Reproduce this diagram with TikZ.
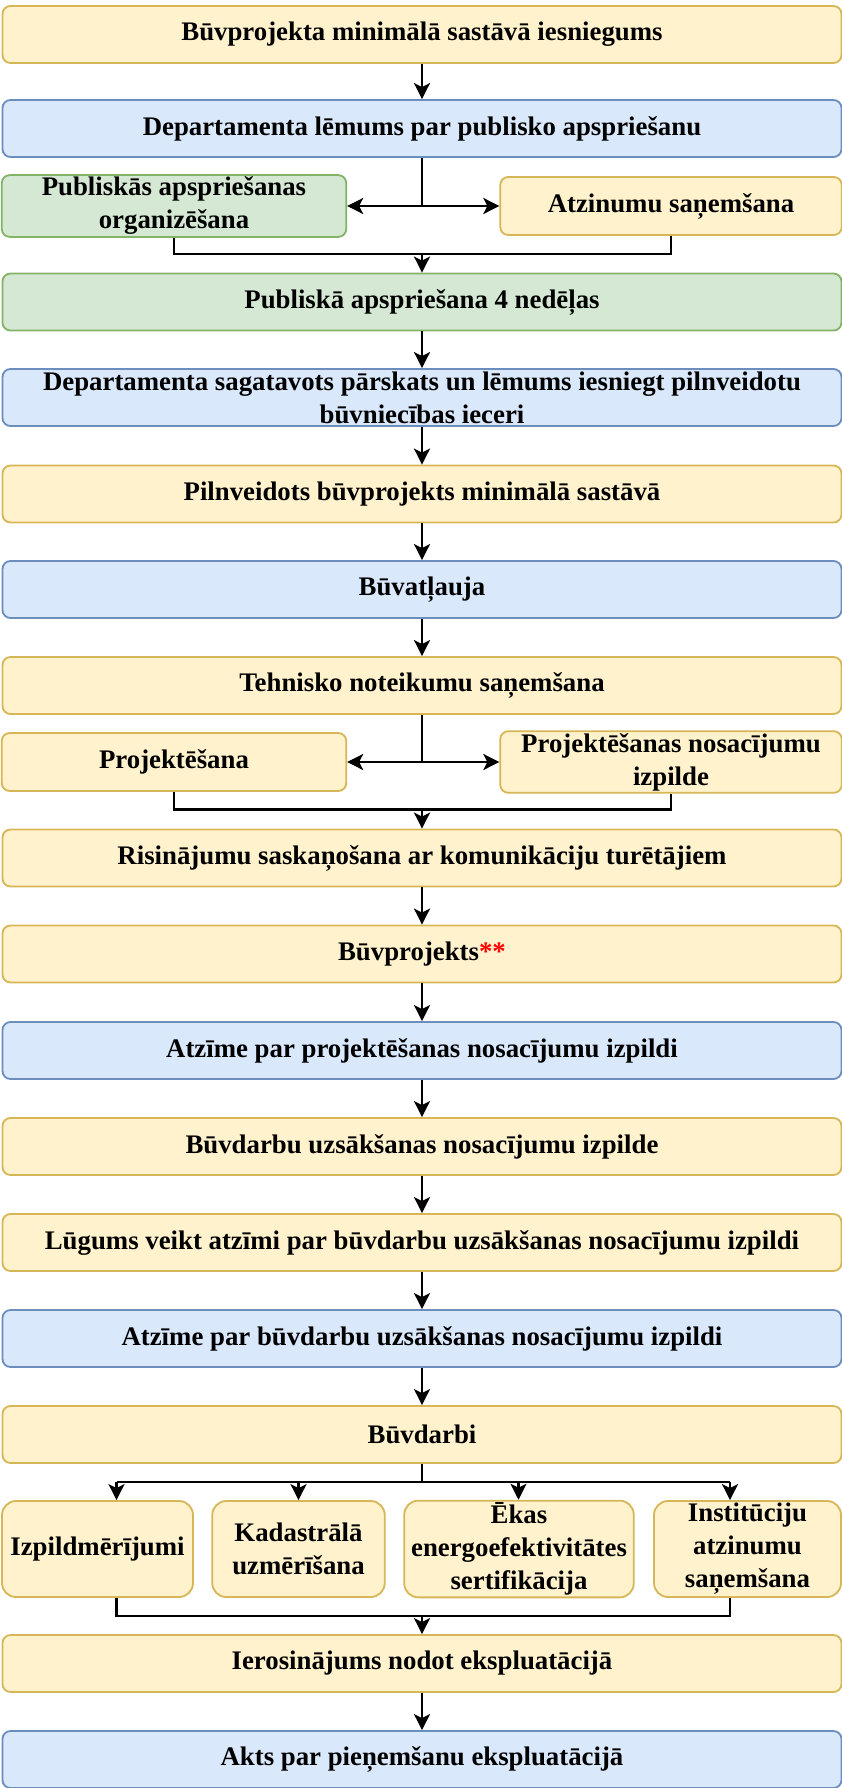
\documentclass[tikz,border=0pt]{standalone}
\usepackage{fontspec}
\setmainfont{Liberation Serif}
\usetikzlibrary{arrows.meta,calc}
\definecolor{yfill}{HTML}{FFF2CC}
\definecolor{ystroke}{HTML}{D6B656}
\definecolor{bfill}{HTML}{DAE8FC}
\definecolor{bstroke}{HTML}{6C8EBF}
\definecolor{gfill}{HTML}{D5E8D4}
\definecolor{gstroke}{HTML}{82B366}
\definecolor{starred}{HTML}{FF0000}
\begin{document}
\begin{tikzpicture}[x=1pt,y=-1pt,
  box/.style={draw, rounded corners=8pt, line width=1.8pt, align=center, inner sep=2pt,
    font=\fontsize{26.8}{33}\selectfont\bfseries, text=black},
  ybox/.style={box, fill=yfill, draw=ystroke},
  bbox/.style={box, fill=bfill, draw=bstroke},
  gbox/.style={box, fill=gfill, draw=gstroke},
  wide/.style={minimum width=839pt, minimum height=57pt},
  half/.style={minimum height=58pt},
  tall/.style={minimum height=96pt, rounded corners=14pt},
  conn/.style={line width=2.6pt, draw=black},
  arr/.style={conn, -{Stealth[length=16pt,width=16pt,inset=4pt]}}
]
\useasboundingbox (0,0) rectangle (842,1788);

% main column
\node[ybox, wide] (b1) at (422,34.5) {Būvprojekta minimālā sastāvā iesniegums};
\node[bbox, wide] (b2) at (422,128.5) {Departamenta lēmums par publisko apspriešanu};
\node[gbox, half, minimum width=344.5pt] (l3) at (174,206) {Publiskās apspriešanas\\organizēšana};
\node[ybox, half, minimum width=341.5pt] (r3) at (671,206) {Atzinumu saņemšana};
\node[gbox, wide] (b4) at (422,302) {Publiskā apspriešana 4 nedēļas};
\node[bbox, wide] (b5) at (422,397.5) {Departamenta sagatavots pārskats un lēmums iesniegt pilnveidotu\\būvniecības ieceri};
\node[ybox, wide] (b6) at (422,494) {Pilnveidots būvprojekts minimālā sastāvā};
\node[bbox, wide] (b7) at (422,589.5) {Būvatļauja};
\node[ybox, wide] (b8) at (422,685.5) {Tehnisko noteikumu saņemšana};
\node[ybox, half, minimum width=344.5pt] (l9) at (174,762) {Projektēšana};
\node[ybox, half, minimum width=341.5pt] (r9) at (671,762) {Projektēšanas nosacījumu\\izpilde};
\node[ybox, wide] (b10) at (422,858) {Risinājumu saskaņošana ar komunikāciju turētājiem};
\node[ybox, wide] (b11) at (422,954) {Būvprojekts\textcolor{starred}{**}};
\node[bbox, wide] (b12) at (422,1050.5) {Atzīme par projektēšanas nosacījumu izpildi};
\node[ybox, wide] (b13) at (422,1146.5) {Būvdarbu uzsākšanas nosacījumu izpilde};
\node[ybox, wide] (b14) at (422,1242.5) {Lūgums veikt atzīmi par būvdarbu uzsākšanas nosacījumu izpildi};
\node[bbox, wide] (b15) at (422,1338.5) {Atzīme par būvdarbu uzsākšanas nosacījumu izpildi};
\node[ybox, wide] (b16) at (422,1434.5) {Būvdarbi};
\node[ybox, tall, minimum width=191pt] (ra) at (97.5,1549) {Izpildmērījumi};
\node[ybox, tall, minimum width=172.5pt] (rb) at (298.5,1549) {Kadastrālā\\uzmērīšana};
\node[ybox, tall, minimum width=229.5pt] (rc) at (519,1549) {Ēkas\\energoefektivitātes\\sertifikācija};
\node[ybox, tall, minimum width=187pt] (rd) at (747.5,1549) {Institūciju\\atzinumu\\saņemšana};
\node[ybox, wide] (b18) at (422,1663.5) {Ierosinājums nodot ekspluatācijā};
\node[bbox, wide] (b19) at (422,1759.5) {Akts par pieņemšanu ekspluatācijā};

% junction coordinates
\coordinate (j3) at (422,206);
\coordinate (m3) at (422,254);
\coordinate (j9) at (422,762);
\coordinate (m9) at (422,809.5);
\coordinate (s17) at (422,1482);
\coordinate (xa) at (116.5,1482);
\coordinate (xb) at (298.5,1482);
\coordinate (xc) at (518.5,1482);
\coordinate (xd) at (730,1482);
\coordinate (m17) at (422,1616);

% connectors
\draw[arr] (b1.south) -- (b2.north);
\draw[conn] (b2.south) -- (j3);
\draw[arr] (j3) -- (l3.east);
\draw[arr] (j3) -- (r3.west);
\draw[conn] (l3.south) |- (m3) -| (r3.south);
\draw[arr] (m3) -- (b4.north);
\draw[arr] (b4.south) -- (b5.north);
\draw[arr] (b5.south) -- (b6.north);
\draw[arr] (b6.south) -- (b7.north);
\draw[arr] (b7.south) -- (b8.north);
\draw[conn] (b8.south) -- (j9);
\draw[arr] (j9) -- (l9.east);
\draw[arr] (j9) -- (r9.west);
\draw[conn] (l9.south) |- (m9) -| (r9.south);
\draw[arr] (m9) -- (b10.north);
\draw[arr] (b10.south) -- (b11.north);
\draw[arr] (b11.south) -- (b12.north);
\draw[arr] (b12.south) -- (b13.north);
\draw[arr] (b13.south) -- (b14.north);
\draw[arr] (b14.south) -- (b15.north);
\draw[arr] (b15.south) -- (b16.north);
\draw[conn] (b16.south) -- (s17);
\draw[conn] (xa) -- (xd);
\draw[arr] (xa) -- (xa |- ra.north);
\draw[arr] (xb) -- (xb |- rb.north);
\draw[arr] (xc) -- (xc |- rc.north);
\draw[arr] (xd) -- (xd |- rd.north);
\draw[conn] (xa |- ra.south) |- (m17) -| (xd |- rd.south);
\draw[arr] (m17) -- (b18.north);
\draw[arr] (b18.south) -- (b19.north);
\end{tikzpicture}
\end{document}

= Your instructions =
Except for the pictures, reproduce every line exactly.

= Solution =
Reproduce this diagram with TikZ.
\documentclass[tikz,border=0pt]{standalone}
\usepackage{fontspec}
\setmainfont{Liberation Serif}
\usetikzlibrary{arrows.meta,calc}
\definecolor{yfill}{HTML}{FFF2CC}
\definecolor{ystroke}{HTML}{D6B656}
\definecolor{bfill}{HTML}{DAE8FC}
\definecolor{bstroke}{HTML}{6C8EBF}
\definecolor{gfill}{HTML}{D5E8D4}
\definecolor{gstroke}{HTML}{82B366}
\definecolor{starred}{HTML}{FF0000}
\begin{document}
\begin{tikzpicture}[x=1pt,y=-1pt,
  box/.style={draw, rounded corners=8pt, line width=1.8pt, align=center, inner sep=2pt,
    font=\fontsize{26.8}{33}\selectfont\bfseries, text=black},
  ybox/.style={box, fill=yfill, draw=ystroke},
  bbox/.style={box, fill=bfill, draw=bstroke},
  gbox/.style={box, fill=gfill, draw=gstroke},
  wide/.style={minimum width=839pt, minimum height=57pt},
  half/.style={minimum height=58pt},
  tall/.style={minimum height=96pt, rounded corners=14pt},
  conn/.style={line width=2.6pt, draw=black},
  arr/.style={conn, -{Stealth[length=16pt,width=16pt,inset=4pt]}}
]
\useasboundingbox (0,0) rectangle (842,1788);

% main column
\node[ybox, wide] (b1) at (422,34.5) {Būvprojekta minimālā sastāvā iesniegums};
\node[bbox, wide] (b2) at (422,128.5) {Departamenta lēmums par publisko apspriešanu};
\node[gbox, half, minimum width=344.5pt] (l3) at (174,206) {Publiskās apspriešanas\\organizēšana};
\node[ybox, half, minimum width=341.5pt] (r3) at (671,206) {Atzinumu saņemšana};
\node[gbox, wide] (b4) at (422,302) {Publiskā apspriešana 4 nedēļas};
\node[bbox, wide] (b5) at (422,397.5) {Departamenta sagatavots pārskats un lēmums iesniegt pilnveidotu\\būvniecības ieceri};
\node[ybox, wide] (b6) at (422,494) {Pilnveidots būvprojekts minimālā sastāvā};
\node[bbox, wide] (b7) at (422,589.5) {Būvatļauja};
\node[ybox, wide] (b8) at (422,685.5) {Tehnisko noteikumu saņemšana};
\node[ybox, half, minimum width=344.5pt] (l9) at (174,762) {Projektēšana};
\node[ybox, half, minimum width=341.5pt] (r9) at (671,762) {Projektēšanas nosacījumu\\izpilde};
\node[ybox, wide] (b10) at (422,858) {Risinājumu saskaņošana ar komunikāciju turētājiem};
\node[ybox, wide] (b11) at (422,954) {Būvprojekts\textcolor{starred}{**}};
\node[bbox, wide] (b12) at (422,1050.5) {Atzīme par projektēšanas nosacījumu izpildi};
\node[ybox, wide] (b13) at (422,1146.5) {Būvdarbu uzsākšanas nosacījumu izpilde};
\node[ybox, wide] (b14) at (422,1242.5) {Lūgums veikt atzīmi par būvdarbu uzsākšanas nosacījumu izpildi};
\node[bbox, wide] (b15) at (422,1338.5) {Atzīme par būvdarbu uzsākšanas nosacījumu izpildi};
\node[ybox, wide] (b16) at (422,1434.5) {Būvdarbi};
\node[ybox, tall, minimum width=191pt] (ra) at (97.5,1549) {Izpildmērījumi};
\node[ybox, tall, minimum width=172.5pt] (rb) at (298.5,1549) {Kadastrālā\\uzmērīšana};
\node[ybox, tall, minimum width=229.5pt] (rc) at (519,1549) {Ēkas\\energoefektivitātes\\sertifikācija};
\node[ybox, tall, minimum width=187pt] (rd) at (747.5,1549) {Institūciju\\atzinumu\\saņemšana};
\node[ybox, wide] (b18) at (422,1663.5) {Ierosinājums nodot ekspluatācijā};
\node[bbox, wide] (b19) at (422,1759.5) {Akts par pieņemšanu ekspluatācijā};

% junction coordinates
\coordinate (j3) at (422,206);
\coordinate (m3) at (422,254);
\coordinate (j9) at (422,762);
\coordinate (m9) at (422,809.5);
\coordinate (s17) at (422,1482);
\coordinate (xa) at (116.5,1482);
\coordinate (xb) at (298.5,1482);
\coordinate (xc) at (518.5,1482);
\coordinate (xd) at (730,1482);
\coordinate (m17) at (422,1616);

% connectors
\draw[arr] (b1.south) -- (b2.north);
\draw[conn] (b2.south) -- (j3);
\draw[arr] (j3) -- (l3.east);
\draw[arr] (j3) -- (r3.west);
\draw[conn] (l3.south) |- (m3) -| (r3.south);
\draw[arr] (m3) -- (b4.north);
\draw[arr] (b4.south) -- (b5.north);
\draw[arr] (b5.south) -- (b6.north);
\draw[arr] (b6.south) -- (b7.north);
\draw[arr] (b7.south) -- (b8.north);
\draw[conn] (b8.south) -- (j9);
\draw[arr] (j9) -- (l9.east);
\draw[arr] (j9) -- (r9.west);
\draw[conn] (l9.south) |- (m9) -| (r9.south);
\draw[arr] (m9) -- (b10.north);
\draw[arr] (b10.south) -- (b11.north);
\draw[arr] (b11.south) -- (b12.north);
\draw[arr] (b12.south) -- (b13.north);
\draw[arr] (b13.south) -- (b14.north);
\draw[arr] (b14.south) -- (b15.north);
\draw[arr] (b15.south) -- (b16.north);
\draw[conn] (b16.south) -- (s17);
\draw[conn] (xa) -- (xd);
\draw[arr] (xa) -- (xa |- ra.north);
\draw[arr] (xb) -- (xb |- rb.north);
\draw[arr] (xc) -- (xc |- rc.north);
\draw[arr] (xd) -- (xd |- rd.north);
\draw[conn] (xa |- ra.south) |- (m17) -| (xd |- rd.south);
\draw[arr] (m17) -- (b18.north);
\draw[arr] (b18.south) -- (b19.north);
\end{tikzpicture}
\end{document}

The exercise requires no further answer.